The shocking news comes as Egypt continues to crack down on media outlets. No organization has been targeted more frequently, or with harsher consequences, than Al Jazeera, which Egypt sees as an extension of Qatar’s pro-Muslim Brotherhood agenda. Three of its journalists are currently on trial, on charged with “terrorism-related” activities.
Al Jazeera has not reported from Egypt since Dec. 29, 2013, when the three reporters were arrested while working out of Cairo’s upscale Marriott Hotel. But the network has continued paying salaries to drivers, cameramen, and office workers.
Many of those still employed worked with local Al Jazeera affiliates, and did not report for the news team due to fears that any person with a connection to the network was at risk of arrest.

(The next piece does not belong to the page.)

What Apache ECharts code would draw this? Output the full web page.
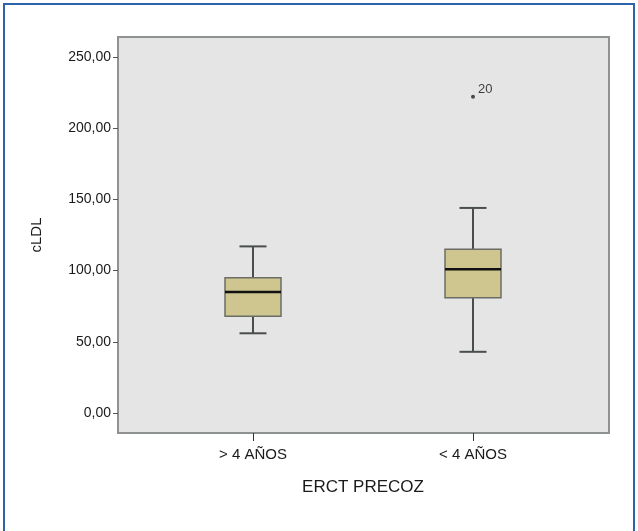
<!DOCTYPE html>
<html>
<head>
<meta charset="utf-8">
<script src="https://cdn.jsdelivr.net/npm/echarts@6/dist/echarts.min.js"></script>
<style>html,body{margin:0;padding:0;background:#fff}#c{width:638px;height:531px}</style>
</head>
<body>
<div id="c"></div>
<script>
const categories = ['> 4 AÑOS', '< 4 AÑOS'];
const whiskerLow = [56, 43];
const q1Vals = [68, 81];
const medianVals = [85, 101];
const q3Vals = [95, 115];
const whiskerHigh = [117, 144];
const outliers = [[1, 222]];
const outlierLabels = ['20'];
const yTicks = [0, 50, 100, 150, 200, 250];

const FONT = 'Liberation Sans, Arial, sans-serif';
const chart = echarts.init(document.getElementById('c'));

const boxData = categories.map((c, i) => [i, whiskerLow[i], q1Vals[i], medianVals[i], q3Vals[i], whiskerHigh[i]]);

function renderBox(params, api) {
  const i = api.value(0);
  const pMin = api.coord([i, api.value(1)]);
  const pQ1 = api.coord([i, api.value(2)]);
  const pMed = api.coord([i, api.value(3)]);
  const pQ3 = api.coord([i, api.value(4)]);
  const pMax = api.coord([i, api.value(5)]);
  const x = pMed[0];
  const hb = 28, hc = 13.5;
  const lineStyle = {stroke: '#4a4d4d', lineWidth: 2};
  return {
    type: 'group',
    children: [
      {type: 'line', shape: {x1: x, y1: pMax[1], x2: x, y2: pQ3[1]}, style: lineStyle},
      {type: 'line', shape: {x1: x, y1: pQ1[1], x2: x, y2: pMin[1]}, style: lineStyle},
      {type: 'line', shape: {x1: x - hc, y1: pMax[1], x2: x + hc, y2: pMax[1]}, style: lineStyle},
      {type: 'line', shape: {x1: x - hc, y1: pMin[1], x2: x + hc, y2: pMin[1]}, style: lineStyle},
      {type: 'rect', shape: {x: x - hb, y: pQ3[1], width: hb * 2, height: pQ1[1] - pQ3[1]},
        style: {fill: '#cfc58e', stroke: '#6b6d66', lineWidth: 1.5}},
      {type: 'line', shape: {x1: x - hb, y1: pMed[1], x2: x + hb, y2: pMed[1]}, style: {stroke: '#111', lineWidth: 2.5}}
    ]
  };
}

chart.setOption({
  backgroundColor: '#fff',
  animation: false,
  graphic: [{
    type: 'rect', shape: {x: 4, y: 4, width: 630, height: 540},
    style: {fill: 'none', stroke: '#2d62ad', lineWidth: 2}, silent: true, z: 100
  }],
  grid: [
    {left: 118, top: 37, width: 491, height: 396, show: true, backgroundColor: '#e5e5e5', borderColor: '#8e9292', borderWidth: 2},
    {left: 143, top: 37, width: 440, height: 396, show: false}
  ],
  xAxis: [
    {gridIndex: 0, type: 'value', show: false, min: 0, max: 1},
    {gridIndex: 1, type: 'category', data: categories, position: 'bottom',
      axisLine: {show: false, onZero: false},
      axisTick: {show: true, alignWithLabel: true, length: 8, lineStyle: {color: '#333', width: 1}},
      axisLabel: {margin: 14, fontFamily: FONT, fontSize: 15, color: '#1a1a1a'},
      name: 'ERCT PRECOZ', nameLocation: 'middle', nameGap: 46,
      nameTextStyle: {fontFamily: FONT, fontSize: 17, color: '#1a1a1a'}
    }
  ],
  yAxis: [
    {gridIndex: 0, type: 'value', min: -14, max: 264,
      axisLine: {show: false},
      axisTick: {show: true, length: 5, customValues: yTicks, lineStyle: {color: '#555'}},
      axisLabel: {customValues: yTicks, margin: 7, fontFamily: FONT, fontSize: 14, color: '#1a1a1a',
        formatter: v => v.toFixed(2).replace('.', ',')},
      splitLine: {show: false},
      name: 'cLDL', nameLocation: 'middle', nameGap: 74, nameRotate: 90,
      nameTextStyle: {fontFamily: FONT, fontSize: 15, color: '#1a1a1a'}
    },
    {gridIndex: 1, type: 'value', min: -14, max: 264, show: false}
  ],
  series: [
    {type: 'custom', xAxisIndex: 1, yAxisIndex: 1, renderItem: renderBox, data: boxData,
      encode: {x: 0, y: [1, 2, 3, 4, 5]}},
    {type: 'scatter', xAxisIndex: 1, yAxisIndex: 1, symbol: 'circle', symbolSize: 4,
      itemStyle: {color: '#222'},
      data: outliers.map((d, k) => ({value: d, label: {formatter: outlierLabels[k]}})),
      label: {show: true, position: [7, -12], fontFamily: FONT, fontSize: 13, color: '#111'}}
  ]
});
</script>
</body>
</html>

On Wednesday, however, several dozen of these employees were asked to attend a meeting where they were told after this month they would no longer receive a salary, and that they be given a compensation package going forward. Four of those employees spoke to BuzzFeed on condition of anonymity, because they were not allowed to publicly discuss their contracts.
“The whole office knows, they are letting everyone go,” said one office employee of Al Jazeera, ahead of the meeting. “We are all looking for new jobs.”

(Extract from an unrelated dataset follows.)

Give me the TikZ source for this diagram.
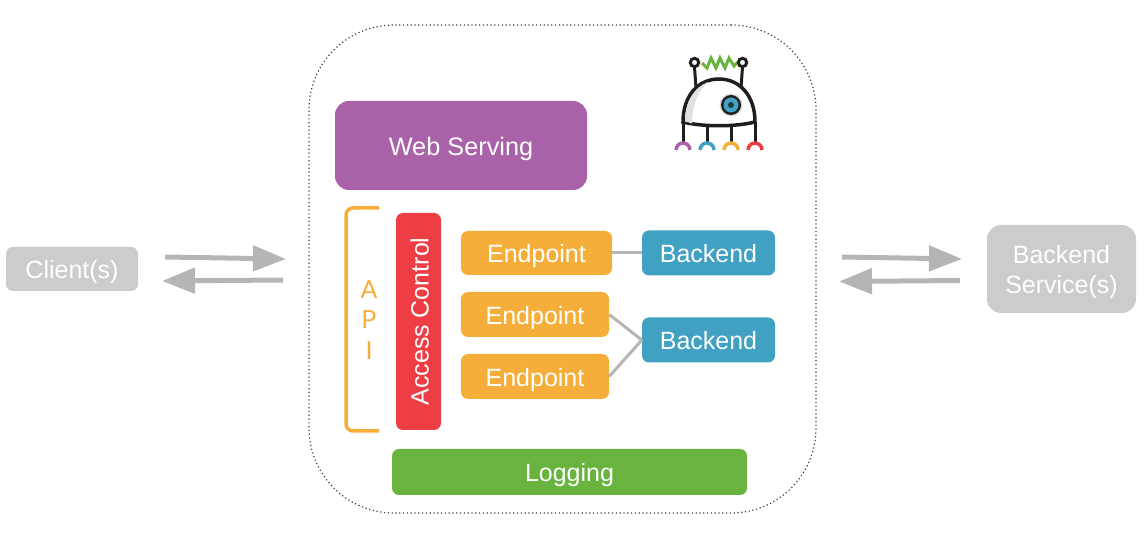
\documentclass[tikz,border=0pt]{standalone}
\usepackage{fontspec}
\setmainfont{Liberation Sans}
\newfontfamily\apifont{Lato}
\usetikzlibrary{arrows.meta, positioning}
\definecolor{webpurple}{HTML}{A961A8}
\definecolor{accessred}{HTML}{EE3E45}
\definecolor{endpointorange}{HTML}{F6AE3A}
\definecolor{backendblue}{HTML}{40A1C2}
\definecolor{loggreen}{HTML}{68B43F}
\definecolor{outsidegray}{HTML}{CCCCCC}
\definecolor{arrowgray}{HTML}{B5B5B5}
\definecolor{logodark}{HTML}{1E1E1E}
\tikzstyle{box} = [draw=none, rounded corners=7pt, text=white, inner sep=0pt, text height=22pt, text depth=2pt, font=\fontsize{25}{30}\selectfont]
\tikzstyle{endpoint} = [box, fill=endpointorange, minimum width=148pt, minimum height=45pt]
\tikzstyle{backend} = [box, fill=backendblue, minimum width=133pt, minimum height=45pt]
\tikzstyle{outside} = [box, fill=outsidegray]
\tikzstyle{flow} = [line width=5pt, draw=arrowgray, -{Triangle[length=33pt,width=25pt]}]
\tikzstyle{link} = [line width=3pt, draw=arrowgray]
\tikzstyle{apiletter} = [text=endpointorange, inner sep=0pt, font=\apifont\fontsize{25}{30}\selectfont]
\begin{document}
\begin{tikzpicture}[x=1pt, y=1pt, node distance=62pt]
\useasboundingbox (0,0) rectangle (1144,-534);

% Boundary
\node (boundary) [draw=black!75, dash pattern=on 1.2pt off 2.6pt, line width=1.2pt, rounded corners=85pt, minimum width=507pt, minimum height=488pt, inner sep=0pt] at (562.5,-269) {};

% Blocks
\node (web) [box, fill=webpurple, rounded corners=14pt, minimum width=252pt, minimum height=89pt, font=\fontsize{25.3}{30}\selectfont] at (461,-145.5) {Web Serving};
\node (access) [box, fill=accessred, rotate=90, minimum width=217pt, minimum height=45pt] at (418.5,-321.5) {Access Control};
\node (endpointa) [endpoint, minimum width=151pt, minimum height=44pt] at (536.5,-253) {Endpoint};
\node (endpointb) [endpoint, below of=endpointa, xshift=-1.5pt, yshift=0.5pt] {Endpoint};
\node (endpointc) [endpoint, below of=endpointb] {Endpoint};
\node (backenda) [backend, right of=endpointa, xshift=110pt] {Backend};
\node (backendb) [backend, below of=backenda, yshift=-25pt] {Backend};
\node (logging) [box, fill=loggreen, minimum width=355pt, minimum height=46pt] at (569.5,-472) {Logging};

% Outside
\node (client) [outside, minimum width=132pt, minimum height=44pt] at (72,-269) {Client(s)};
\node (service) [outside, rounded corners=14pt, align=center, text height=, text depth=, minimum width=149pt, minimum height=88pt] at (1061.5,-269) {\rule{0pt}{24pt}Backend\\Service(s)};

% API bracket
\coordinate (brackettop) at (379,-208);
\coordinate (bracketbottom) at (379,-431);
\draw [draw=endpointorange, line width=3.5pt, rounded corners=7pt] (brackettop) -- (346,-208) -- (346,-431) -- (bracketbottom);
\node (apia) [apiletter] at (369,-290) {A};
\node (apip) [apiletter] at (369,-320) {P};
\node (apii) [apiletter] at (369,-351) {I};

% Links
\draw [link] (endpointa) -- (backenda);
\draw [link] (endpointb.east) -- (backendb.west);
\draw [link] (endpointc.east) -- (backendb.west);

% Flows
\coordinate (clientouta) at (165,-257);
\coordinate (clientina) at (286,-259);
\coordinate (clientoutb) at (283,-280);
\coordinate (clientinb) at (162,-281);
\coordinate (serviceouta) at (842,-257);
\coordinate (serviceina) at (962,-259);
\coordinate (serviceoutb) at (960,-280.5);
\coordinate (serviceinb) at (839,-281.5);
\draw [flow] (clientouta) -- (clientina);
\draw [flow] (clientoutb) -- (clientinb);
\draw [flow] (serviceouta) -- (serviceina);
\draw [flow] (serviceoutb) -- (serviceinb);

% Logo
\draw [loggreen, line width=3pt] (702,-63) -- (707,-68) -- (711,-58) -- (716,-68) -- (720,-58) -- (725,-68) -- (729,-58) -- (734,-66) -- (738,-62);
\draw [logodark, line width=3pt] (694.5,-67) -- (696,-88);
\draw [logodark, line width=3pt] (742.5,-67) -- (741,-88);
\draw [logodark, line width=3pt, fill=white] (694.5,-62.5) circle (4.2pt);
\draw [logodark, line width=3pt, fill=white] (742.5,-62.5) circle (4.2pt);
\foreach \legx/\legcolor in {683/webpurple, 707/backendblue, 731/endpointorange, 755/accessred} {
  \draw [logodark, line width=3pt] (\legx,-122) -- (\legx,-143);
  \draw [\legcolor, line width=3.5pt] (\legx-7,-150) arc (180:0:7pt);
}
\draw [logodark, line width=3.5pt, fill=white] (683,-122) .. controls (683,-96) and (698,-79) .. (719,-79) .. controls (740,-79) and (755,-96) .. (755,-122) .. controls (735,-127) and (703,-127) .. (683,-122) -- cycle;
\fill [black!12] (685,-121.5) .. controls (685.5,-100) and (695,-87) .. (708,-82) .. controls (698,-91) and (692,-105) .. (692,-123.5) -- cycle;
\fill [white!85!black] (731,-105) circle (11.5pt);
\fill [logodark] (731,-105) circle (10pt);
\fill [backendblue] (731,-105) circle (7.5pt);
\fill [logodark!80!backendblue] (731,-105) circle (3pt);

\end{tikzpicture}
\end{document}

Hasan Patel, a spokesman for Al Jazeera, said, “Al Jazeera currently does not comment on HR issues relating to freelance staff who may have worked for us in Egypt, mainly due to their safety, especially during a volatile period.”

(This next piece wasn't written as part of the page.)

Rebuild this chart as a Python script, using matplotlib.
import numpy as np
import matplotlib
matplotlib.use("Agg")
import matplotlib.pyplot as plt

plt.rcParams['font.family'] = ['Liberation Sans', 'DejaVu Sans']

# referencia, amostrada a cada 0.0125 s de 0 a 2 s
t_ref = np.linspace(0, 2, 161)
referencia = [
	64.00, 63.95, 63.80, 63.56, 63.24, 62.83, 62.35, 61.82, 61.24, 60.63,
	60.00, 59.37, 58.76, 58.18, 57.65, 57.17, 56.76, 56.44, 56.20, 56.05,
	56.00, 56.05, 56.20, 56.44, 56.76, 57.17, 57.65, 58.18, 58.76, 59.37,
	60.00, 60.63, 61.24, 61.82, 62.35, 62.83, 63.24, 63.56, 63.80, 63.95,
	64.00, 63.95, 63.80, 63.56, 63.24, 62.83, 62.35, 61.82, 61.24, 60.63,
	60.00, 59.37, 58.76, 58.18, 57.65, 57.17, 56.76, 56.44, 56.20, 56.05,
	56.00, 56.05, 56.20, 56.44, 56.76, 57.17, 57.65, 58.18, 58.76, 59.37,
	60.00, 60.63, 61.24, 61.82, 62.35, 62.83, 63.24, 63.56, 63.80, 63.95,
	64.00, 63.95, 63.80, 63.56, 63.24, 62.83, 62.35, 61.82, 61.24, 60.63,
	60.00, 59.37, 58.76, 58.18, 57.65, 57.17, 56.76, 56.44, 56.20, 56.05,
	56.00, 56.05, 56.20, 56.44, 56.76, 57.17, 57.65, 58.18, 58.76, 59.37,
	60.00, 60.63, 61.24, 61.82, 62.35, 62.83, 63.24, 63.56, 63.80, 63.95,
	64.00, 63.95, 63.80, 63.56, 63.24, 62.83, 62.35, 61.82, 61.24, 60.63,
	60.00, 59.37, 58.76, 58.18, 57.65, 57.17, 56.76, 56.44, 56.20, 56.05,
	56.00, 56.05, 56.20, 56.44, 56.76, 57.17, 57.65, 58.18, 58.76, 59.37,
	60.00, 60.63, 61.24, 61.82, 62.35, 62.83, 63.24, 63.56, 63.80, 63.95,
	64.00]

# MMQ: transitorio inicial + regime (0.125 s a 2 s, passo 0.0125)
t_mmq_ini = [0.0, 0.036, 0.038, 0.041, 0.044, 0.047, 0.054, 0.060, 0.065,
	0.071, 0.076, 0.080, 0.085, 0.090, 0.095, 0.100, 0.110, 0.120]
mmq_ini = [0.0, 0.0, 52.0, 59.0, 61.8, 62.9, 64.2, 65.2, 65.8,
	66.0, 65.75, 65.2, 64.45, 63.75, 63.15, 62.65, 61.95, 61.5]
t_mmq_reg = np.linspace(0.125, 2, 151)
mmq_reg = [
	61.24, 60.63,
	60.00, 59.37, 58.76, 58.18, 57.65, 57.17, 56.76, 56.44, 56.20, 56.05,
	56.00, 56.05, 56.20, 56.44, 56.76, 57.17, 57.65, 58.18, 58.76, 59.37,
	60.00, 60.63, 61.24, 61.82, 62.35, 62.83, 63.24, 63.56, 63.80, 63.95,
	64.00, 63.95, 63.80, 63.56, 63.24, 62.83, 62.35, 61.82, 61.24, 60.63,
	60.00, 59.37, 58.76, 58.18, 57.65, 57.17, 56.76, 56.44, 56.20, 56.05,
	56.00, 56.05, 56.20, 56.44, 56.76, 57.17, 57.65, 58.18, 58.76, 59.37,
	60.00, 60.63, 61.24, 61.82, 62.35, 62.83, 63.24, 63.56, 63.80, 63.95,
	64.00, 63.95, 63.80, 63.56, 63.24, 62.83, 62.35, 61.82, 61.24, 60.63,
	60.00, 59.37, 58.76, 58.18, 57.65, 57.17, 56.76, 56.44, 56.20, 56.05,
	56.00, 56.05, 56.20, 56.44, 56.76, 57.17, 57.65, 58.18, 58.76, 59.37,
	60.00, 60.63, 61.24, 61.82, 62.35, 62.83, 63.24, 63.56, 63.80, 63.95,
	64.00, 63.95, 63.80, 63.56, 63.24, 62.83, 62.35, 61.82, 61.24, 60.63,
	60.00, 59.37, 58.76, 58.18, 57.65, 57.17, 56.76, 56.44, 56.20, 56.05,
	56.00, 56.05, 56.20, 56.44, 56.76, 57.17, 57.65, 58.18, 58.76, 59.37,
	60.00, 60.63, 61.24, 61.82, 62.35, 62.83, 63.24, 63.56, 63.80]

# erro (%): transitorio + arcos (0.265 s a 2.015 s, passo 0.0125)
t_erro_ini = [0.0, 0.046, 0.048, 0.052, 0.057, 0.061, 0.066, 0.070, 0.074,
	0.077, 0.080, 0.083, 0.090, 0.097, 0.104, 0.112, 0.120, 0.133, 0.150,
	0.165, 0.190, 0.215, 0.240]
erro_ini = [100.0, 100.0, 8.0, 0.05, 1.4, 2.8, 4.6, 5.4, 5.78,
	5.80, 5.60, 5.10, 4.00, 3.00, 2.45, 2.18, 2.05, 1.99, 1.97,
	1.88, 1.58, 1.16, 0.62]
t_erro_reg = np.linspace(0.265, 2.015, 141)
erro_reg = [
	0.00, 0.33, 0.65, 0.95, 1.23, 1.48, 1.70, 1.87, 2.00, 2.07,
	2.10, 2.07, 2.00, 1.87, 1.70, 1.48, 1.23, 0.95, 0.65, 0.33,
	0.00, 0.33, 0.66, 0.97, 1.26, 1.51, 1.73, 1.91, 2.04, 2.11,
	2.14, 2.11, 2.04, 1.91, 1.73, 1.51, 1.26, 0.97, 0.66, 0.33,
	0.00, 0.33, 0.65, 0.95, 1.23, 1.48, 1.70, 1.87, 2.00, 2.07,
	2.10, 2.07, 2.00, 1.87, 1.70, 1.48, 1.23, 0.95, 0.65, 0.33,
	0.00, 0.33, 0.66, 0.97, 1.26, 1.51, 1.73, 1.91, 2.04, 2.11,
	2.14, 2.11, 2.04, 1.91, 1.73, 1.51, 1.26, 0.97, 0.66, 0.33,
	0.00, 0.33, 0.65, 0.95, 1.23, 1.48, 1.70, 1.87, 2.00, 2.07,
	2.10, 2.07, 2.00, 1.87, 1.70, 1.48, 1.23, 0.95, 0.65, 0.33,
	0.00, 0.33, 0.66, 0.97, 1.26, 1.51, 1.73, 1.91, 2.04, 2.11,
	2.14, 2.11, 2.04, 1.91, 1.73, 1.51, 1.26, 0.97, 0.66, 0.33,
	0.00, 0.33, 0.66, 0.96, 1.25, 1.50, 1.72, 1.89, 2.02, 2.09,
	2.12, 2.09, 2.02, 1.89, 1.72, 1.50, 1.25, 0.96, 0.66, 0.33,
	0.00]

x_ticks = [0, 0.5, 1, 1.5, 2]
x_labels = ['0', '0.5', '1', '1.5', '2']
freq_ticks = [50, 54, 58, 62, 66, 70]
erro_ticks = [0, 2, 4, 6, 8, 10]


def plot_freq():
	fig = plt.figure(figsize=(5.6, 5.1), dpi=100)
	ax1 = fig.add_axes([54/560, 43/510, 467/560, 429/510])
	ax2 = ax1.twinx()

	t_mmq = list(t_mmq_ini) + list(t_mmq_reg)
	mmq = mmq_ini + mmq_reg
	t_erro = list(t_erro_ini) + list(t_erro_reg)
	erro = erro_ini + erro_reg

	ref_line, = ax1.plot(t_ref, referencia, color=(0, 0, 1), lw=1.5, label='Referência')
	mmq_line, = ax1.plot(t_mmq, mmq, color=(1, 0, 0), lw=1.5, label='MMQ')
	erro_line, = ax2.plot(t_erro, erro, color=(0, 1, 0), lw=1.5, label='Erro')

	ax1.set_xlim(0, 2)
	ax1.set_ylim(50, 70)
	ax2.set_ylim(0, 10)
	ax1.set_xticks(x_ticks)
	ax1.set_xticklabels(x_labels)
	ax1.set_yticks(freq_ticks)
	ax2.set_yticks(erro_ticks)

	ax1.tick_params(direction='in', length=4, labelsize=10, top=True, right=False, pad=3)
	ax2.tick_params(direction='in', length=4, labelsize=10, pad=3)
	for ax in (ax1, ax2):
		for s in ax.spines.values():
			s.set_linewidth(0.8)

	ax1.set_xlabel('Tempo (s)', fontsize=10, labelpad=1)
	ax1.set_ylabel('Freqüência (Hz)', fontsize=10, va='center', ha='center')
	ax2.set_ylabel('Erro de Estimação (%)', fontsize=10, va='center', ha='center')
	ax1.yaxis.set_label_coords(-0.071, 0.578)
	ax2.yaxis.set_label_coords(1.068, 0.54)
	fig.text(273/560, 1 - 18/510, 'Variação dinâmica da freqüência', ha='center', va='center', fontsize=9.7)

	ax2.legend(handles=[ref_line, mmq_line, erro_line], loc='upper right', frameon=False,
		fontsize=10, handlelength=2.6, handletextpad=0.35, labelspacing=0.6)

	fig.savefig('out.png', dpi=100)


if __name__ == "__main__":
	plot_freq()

Al Jazeera once boasted one of the largest news networks in Egypt. During the 2011 uprising that toppled longtime Egyptian President Hosni Mubarak, dozens of Al Jazeera teams reported from across the country, and for many in the Arab world the network became the face of the protests in Tahrir Square.
But since then, Al Jazeera has seen its license to broadcast in Egypt revoked and its offices repeatedly raided. Many of those who worked with the network have been arrested or detained, while others have left Egypt to avoid arrest.
Three Al Jazeera journalists who were arrested on Dec. 29 — Peter Greste, Mohammed Fahmy, and Baher Mohammed — are currently standing trial on terrorism-related charges, the first such case against reporters in Egypt. A verdict is expected on Monday.
The three men have spent nearly 100 days in jail, and many believe the trial was punishment for the Qatari government’s support for the Muslim Brotherhood.
State prosecutors said they would provide proof of the terrorism charges, but much of the “evidence” has been spurious at best.
In court, prosecutors introduced an award-winning BBC documentary made by Greste in Somalia, and photos of the men on holiday with their families as evidence. They also aired footage of a press conference in Kenya, and five Sky News stories filmed in Cairo, as evidence to support their claims that Al Jazeera was “conspiring with the Muslim Brotherhood to broadcast news that falsely portrayed Egypt as being in a state of civil war.”
On Tuesday, a fourth Al Jazeera journalist, Abdullah Elshamy, was released from prison Tuesday after a four-month hunger strike. ElShamy, who has been incarcerated for more than 10 months, never had charges brought against him. Though he was released from prison, Egyptian authorities said that he was still being investigated.